The exercise: Copy exactly the lines from the line containing "Emit a LaTeX" to the line containing "(phe) at (965,775)", both lines included, and omit any pictures.

Data for this exercise:
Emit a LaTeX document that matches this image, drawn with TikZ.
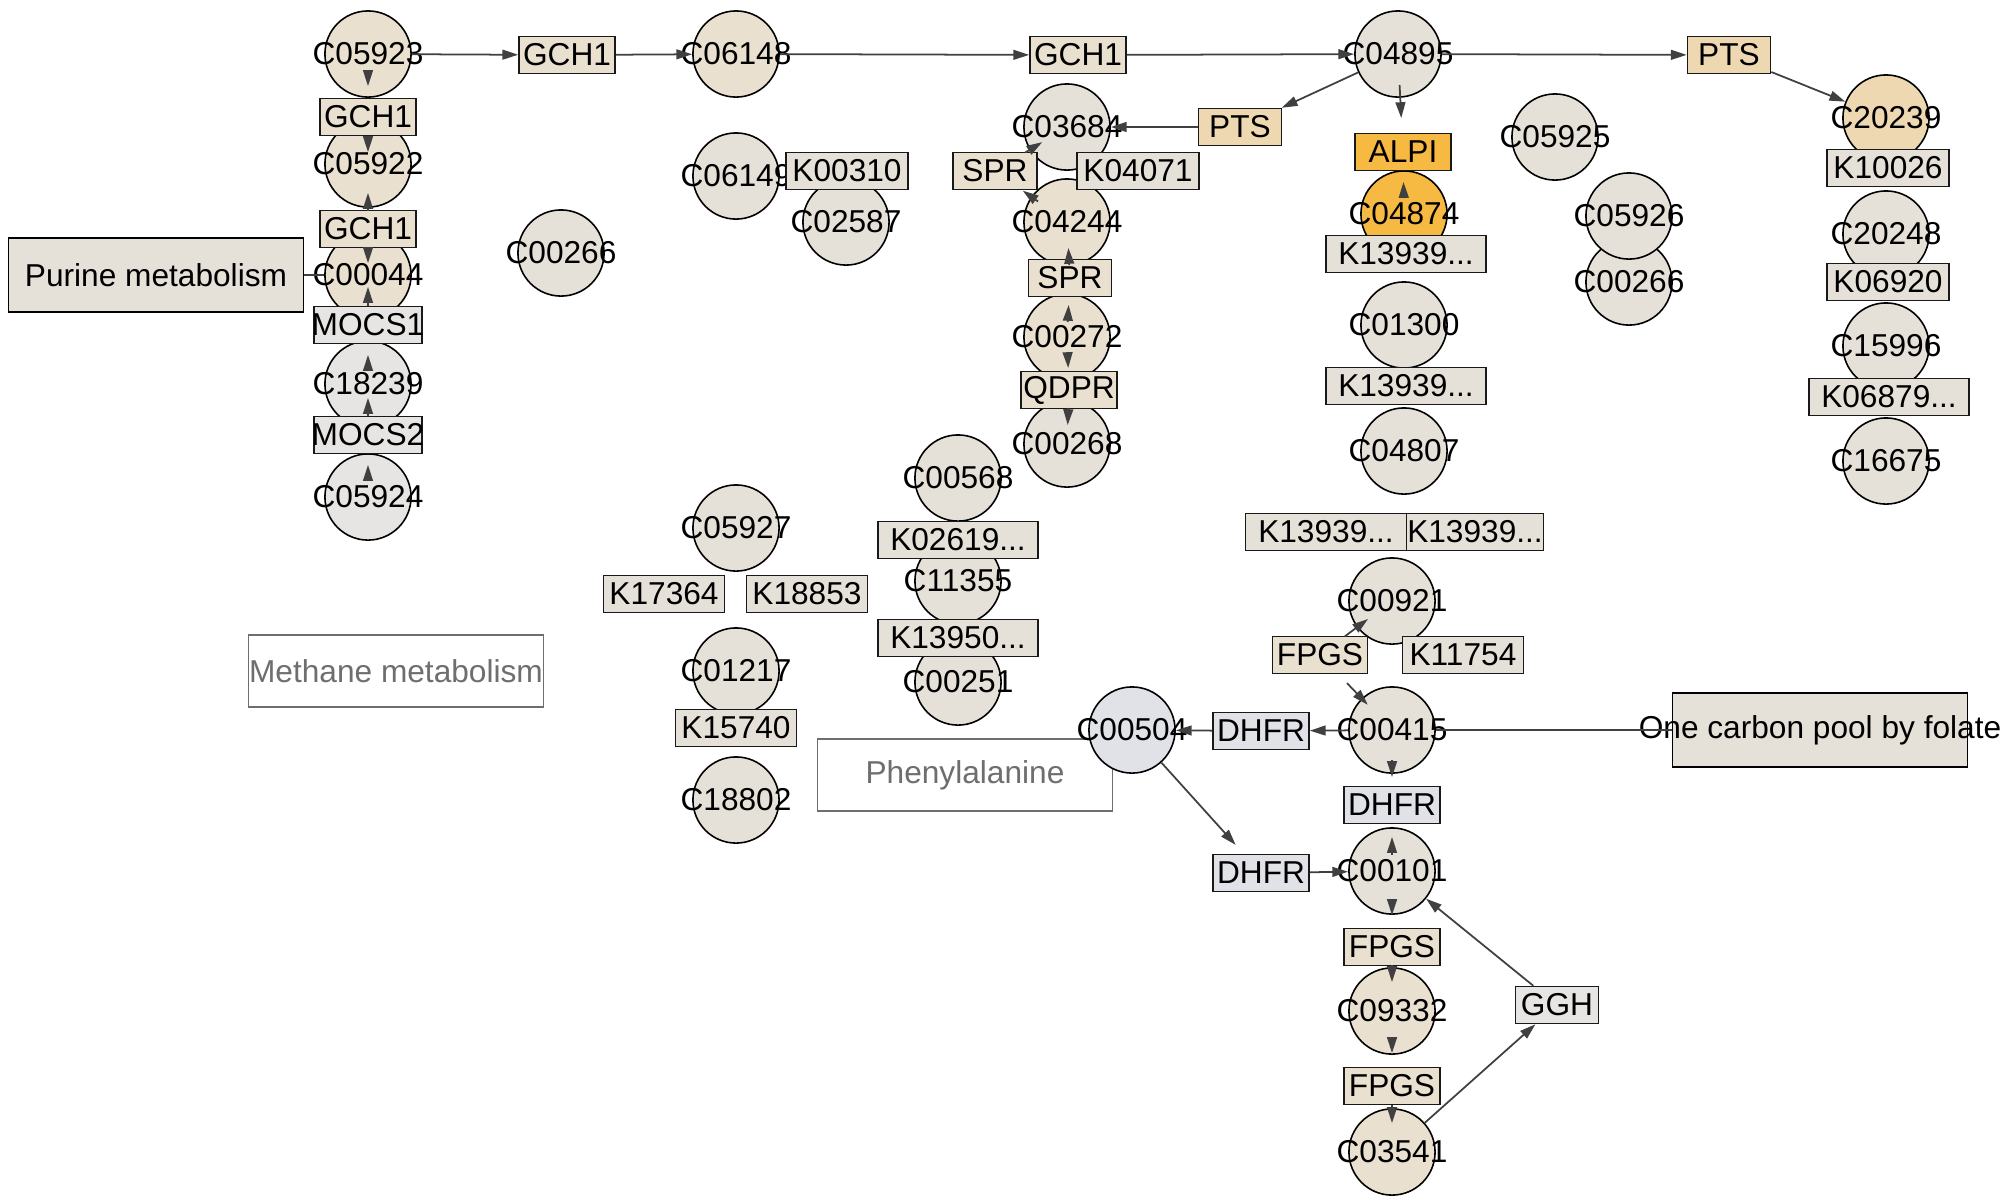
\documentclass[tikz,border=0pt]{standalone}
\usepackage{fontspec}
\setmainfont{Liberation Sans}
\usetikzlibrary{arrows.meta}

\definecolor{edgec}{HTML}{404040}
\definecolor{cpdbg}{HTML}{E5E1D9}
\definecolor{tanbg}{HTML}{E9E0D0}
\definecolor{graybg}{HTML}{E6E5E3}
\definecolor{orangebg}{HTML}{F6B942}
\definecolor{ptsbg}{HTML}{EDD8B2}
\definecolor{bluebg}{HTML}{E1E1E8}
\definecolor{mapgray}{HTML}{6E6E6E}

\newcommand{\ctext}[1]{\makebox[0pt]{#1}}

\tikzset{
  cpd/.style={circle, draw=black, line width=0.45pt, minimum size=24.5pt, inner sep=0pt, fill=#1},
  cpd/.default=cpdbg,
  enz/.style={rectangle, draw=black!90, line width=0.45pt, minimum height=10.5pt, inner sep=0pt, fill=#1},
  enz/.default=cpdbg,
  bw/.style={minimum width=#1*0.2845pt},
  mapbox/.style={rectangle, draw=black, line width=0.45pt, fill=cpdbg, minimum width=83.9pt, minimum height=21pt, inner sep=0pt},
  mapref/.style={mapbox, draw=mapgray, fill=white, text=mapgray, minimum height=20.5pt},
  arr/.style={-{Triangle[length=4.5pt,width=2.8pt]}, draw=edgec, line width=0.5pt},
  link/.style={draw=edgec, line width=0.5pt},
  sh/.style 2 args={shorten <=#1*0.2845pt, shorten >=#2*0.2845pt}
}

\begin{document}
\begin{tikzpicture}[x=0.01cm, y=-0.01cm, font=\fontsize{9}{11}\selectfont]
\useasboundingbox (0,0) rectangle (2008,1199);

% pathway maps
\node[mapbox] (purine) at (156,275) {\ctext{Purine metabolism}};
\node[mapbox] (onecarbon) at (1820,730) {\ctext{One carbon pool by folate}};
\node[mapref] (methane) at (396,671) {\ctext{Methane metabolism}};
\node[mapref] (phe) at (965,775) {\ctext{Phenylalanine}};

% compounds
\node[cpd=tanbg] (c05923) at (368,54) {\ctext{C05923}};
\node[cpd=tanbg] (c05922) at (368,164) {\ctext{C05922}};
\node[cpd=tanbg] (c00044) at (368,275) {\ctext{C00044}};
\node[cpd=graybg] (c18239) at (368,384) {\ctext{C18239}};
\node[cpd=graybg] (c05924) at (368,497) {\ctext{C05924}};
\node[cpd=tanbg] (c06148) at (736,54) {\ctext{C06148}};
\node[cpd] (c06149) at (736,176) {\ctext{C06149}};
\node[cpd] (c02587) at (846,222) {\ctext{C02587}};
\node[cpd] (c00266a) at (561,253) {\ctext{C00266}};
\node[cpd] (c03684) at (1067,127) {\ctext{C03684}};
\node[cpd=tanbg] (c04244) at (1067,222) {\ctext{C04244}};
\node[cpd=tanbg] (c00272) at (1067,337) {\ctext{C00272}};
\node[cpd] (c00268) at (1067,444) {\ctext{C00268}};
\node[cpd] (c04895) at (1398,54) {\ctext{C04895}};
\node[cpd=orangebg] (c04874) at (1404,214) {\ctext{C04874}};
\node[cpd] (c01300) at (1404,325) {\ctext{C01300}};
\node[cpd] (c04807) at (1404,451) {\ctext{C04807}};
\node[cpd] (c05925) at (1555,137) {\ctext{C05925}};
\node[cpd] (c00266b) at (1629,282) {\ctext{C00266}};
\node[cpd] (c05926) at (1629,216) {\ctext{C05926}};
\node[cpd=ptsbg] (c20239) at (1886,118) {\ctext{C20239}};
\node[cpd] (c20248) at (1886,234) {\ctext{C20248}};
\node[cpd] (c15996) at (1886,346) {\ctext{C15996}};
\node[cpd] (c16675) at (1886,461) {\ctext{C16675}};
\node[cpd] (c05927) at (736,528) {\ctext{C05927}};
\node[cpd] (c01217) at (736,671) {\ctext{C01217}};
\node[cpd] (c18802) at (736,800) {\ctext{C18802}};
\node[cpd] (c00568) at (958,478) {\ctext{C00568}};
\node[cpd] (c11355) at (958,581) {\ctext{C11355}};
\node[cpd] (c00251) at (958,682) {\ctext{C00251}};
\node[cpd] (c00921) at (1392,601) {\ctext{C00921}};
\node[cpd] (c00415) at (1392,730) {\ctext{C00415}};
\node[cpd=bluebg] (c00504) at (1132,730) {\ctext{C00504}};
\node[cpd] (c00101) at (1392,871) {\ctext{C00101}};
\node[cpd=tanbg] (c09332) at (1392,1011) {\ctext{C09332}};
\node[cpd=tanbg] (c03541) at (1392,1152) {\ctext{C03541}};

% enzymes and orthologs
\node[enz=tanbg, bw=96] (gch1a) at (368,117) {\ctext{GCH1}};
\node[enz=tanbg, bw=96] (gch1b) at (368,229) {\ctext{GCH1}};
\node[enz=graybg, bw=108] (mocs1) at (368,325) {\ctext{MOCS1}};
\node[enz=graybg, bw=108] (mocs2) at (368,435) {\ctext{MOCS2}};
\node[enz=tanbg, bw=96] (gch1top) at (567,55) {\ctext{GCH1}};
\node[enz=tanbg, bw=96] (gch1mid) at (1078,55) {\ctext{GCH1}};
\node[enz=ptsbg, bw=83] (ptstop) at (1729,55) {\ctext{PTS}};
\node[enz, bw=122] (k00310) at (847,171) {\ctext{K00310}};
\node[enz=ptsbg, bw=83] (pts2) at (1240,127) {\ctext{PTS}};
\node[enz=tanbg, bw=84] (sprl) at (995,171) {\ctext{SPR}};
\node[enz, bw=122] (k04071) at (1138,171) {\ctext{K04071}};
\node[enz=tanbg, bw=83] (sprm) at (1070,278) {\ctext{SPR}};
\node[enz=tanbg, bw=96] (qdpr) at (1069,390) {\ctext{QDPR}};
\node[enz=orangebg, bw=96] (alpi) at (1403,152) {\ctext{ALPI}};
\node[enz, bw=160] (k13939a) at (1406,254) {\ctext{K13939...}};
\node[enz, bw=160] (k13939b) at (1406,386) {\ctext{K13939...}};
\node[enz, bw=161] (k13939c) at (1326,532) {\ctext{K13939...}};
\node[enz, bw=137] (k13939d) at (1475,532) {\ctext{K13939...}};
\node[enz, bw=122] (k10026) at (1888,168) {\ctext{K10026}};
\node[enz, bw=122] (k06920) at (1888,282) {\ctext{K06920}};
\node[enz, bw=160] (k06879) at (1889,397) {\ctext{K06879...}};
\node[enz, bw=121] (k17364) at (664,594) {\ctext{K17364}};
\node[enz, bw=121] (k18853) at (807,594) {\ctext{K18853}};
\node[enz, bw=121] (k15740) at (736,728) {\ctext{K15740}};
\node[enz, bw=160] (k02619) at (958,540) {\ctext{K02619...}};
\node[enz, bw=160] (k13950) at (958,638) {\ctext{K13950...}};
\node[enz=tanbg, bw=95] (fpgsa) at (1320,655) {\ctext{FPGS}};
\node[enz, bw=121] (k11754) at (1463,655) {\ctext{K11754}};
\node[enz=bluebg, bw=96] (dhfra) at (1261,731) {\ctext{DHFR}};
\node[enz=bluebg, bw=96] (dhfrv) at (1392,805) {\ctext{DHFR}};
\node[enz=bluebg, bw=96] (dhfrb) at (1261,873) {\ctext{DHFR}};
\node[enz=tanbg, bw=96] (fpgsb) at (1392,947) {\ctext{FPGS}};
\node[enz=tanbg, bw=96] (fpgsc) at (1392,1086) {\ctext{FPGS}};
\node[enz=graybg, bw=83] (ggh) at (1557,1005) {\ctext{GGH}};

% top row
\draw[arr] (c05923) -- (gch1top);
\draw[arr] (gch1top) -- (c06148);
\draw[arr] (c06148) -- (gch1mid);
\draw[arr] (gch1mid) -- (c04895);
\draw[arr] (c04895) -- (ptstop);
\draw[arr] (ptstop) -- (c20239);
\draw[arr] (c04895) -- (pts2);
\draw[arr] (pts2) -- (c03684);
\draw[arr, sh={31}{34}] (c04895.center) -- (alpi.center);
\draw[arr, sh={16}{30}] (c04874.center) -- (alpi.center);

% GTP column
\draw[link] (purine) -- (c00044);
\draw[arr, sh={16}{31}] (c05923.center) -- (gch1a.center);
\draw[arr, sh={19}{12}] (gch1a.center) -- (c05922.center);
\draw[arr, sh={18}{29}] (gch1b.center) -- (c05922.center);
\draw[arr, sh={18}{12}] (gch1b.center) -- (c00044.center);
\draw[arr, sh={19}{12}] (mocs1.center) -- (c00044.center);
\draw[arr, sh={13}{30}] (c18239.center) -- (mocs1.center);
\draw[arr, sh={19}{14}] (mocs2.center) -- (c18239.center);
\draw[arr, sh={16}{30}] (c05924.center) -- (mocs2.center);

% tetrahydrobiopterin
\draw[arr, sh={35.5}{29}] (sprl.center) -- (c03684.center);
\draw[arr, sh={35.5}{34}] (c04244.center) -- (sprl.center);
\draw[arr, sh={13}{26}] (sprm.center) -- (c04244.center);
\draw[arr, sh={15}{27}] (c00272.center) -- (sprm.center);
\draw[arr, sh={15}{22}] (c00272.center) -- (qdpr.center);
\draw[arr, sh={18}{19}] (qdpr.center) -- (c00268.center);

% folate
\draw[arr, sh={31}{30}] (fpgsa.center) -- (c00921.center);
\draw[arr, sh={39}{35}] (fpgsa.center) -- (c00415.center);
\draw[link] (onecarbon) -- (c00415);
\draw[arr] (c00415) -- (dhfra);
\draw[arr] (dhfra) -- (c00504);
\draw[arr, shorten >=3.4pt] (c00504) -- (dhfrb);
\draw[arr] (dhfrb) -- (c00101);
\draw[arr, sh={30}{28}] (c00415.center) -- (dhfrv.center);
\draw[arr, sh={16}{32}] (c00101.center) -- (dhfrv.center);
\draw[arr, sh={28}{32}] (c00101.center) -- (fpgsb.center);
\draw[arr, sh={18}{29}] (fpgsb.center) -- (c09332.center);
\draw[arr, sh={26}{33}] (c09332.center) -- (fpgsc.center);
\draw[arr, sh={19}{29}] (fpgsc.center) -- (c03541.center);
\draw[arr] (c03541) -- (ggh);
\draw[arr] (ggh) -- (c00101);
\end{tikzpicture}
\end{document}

==

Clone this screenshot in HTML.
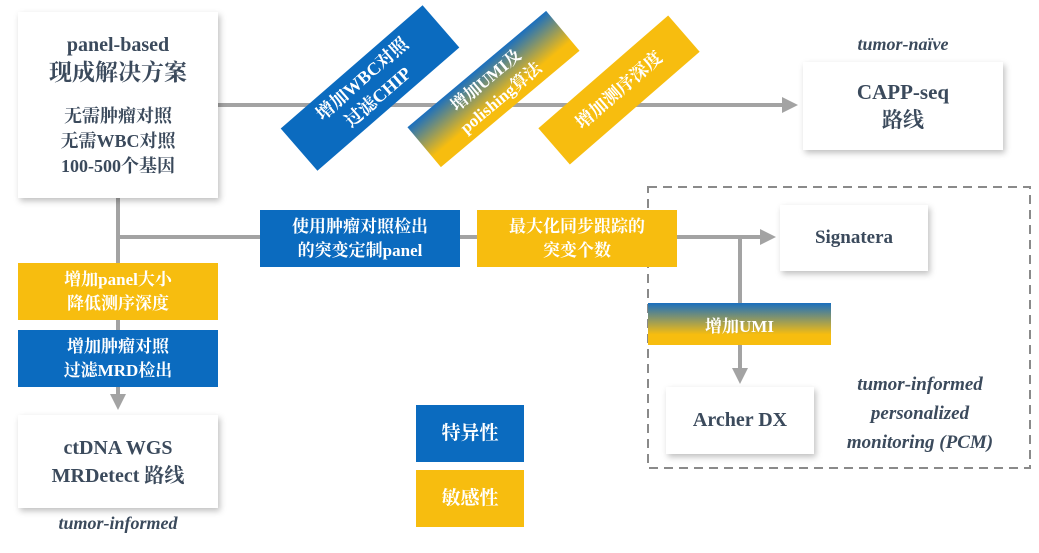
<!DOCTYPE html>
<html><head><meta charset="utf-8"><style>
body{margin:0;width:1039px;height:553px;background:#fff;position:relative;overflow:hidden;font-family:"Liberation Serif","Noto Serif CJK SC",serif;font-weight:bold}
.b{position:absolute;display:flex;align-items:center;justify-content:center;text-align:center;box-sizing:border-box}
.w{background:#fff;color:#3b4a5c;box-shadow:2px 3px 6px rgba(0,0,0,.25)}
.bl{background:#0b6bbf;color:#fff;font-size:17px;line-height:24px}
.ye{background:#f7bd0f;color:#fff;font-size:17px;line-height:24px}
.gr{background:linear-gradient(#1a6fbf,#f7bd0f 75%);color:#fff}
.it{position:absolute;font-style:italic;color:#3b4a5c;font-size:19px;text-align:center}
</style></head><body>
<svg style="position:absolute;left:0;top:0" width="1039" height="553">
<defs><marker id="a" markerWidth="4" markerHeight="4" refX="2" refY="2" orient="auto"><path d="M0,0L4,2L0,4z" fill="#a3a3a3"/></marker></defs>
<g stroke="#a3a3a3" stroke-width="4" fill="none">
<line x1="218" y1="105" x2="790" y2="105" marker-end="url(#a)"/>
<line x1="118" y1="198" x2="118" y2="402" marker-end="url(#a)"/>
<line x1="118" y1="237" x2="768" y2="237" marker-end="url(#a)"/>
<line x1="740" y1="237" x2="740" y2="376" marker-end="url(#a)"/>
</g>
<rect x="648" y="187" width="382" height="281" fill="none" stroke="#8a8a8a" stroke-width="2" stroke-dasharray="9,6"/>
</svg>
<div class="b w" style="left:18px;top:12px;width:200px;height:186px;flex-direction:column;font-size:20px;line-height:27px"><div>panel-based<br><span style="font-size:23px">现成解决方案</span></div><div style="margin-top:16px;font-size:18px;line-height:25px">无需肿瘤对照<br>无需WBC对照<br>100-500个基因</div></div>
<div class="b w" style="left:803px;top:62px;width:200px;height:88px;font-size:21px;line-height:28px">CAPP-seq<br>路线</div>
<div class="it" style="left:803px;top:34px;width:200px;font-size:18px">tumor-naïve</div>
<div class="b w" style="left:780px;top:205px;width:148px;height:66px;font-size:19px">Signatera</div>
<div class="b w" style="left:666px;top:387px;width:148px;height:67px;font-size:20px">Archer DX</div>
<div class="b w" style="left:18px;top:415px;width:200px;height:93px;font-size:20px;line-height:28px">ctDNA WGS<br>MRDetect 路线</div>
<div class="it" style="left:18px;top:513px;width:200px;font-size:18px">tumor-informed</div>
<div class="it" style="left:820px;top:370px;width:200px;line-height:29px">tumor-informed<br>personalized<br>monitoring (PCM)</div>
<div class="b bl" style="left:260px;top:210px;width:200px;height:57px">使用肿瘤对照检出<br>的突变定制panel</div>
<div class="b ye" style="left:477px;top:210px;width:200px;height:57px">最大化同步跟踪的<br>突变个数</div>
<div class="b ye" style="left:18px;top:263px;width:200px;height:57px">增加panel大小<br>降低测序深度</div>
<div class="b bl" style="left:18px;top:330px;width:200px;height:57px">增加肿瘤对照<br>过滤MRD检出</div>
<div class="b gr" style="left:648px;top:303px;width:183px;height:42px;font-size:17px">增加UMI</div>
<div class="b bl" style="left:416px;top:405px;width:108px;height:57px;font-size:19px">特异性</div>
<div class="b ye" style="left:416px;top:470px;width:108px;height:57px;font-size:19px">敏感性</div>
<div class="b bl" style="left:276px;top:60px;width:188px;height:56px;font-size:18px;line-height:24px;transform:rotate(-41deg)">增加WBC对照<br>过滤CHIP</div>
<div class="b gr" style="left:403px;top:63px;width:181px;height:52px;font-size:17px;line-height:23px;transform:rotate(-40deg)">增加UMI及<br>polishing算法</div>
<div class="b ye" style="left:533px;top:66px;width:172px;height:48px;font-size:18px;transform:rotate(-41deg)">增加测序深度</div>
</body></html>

Exercise response:
Emit a LaTeX document that matches this image, drawn with TikZ.
\documentclass[tikz,border=0pt]{standalone}
\usepackage{fontspec}
\setmainfont{Liberation Sans}
\usetikzlibrary{arrows.meta}

\definecolor{edgec}{HTML}{404040}
\definecolor{cpdbg}{HTML}{E5E1D9}
\definecolor{tanbg}{HTML}{E9E0D0}
\definecolor{graybg}{HTML}{E6E5E3}
\definecolor{orangebg}{HTML}{F6B942}
\definecolor{ptsbg}{HTML}{EDD8B2}
\definecolor{bluebg}{HTML}{E1E1E8}
\definecolor{mapgray}{HTML}{6E6E6E}

\newcommand{\ctext}[1]{\makebox[0pt]{#1}}

\tikzset{
  cpd/.style={circle, draw=black, line width=0.45pt, minimum size=24.5pt, inner sep=0pt, fill=#1},
  cpd/.default=cpdbg,
  enz/.style={rectangle, draw=black!90, line width=0.45pt, minimum height=10.5pt, inner sep=0pt, fill=#1},
  enz/.default=cpdbg,
  bw/.style={minimum width=#1*0.2845pt},
  mapbox/.style={rectangle, draw=black, line width=0.45pt, fill=cpdbg, minimum width=83.9pt, minimum height=21pt, inner sep=0pt},
  mapref/.style={mapbox, draw=mapgray, fill=white, text=mapgray, minimum height=20.5pt},
  arr/.style={-{Triangle[length=4.5pt,width=2.8pt]}, draw=edgec, line width=0.5pt},
  link/.style={draw=edgec, line width=0.5pt},
  sh/.style 2 args={shorten <=#1*0.2845pt, shorten >=#2*0.2845pt}
}

\begin{document}
\begin{tikzpicture}[x=0.01cm, y=-0.01cm, font=\fontsize{9}{11}\selectfont]
\useasboundingbox (0,0) rectangle (2008,1199);

% pathway maps
\node[mapbox] (purine) at (156,275) {\ctext{Purine metabolism}};
\node[mapbox] (onecarbon) at (1820,730) {\ctext{One carbon pool by folate}};
\node[mapref] (methane) at (396,671) {\ctext{Methane metabolism}};
\node[mapref] (phe) at (965,775) {\ctext{Phenylalanine}};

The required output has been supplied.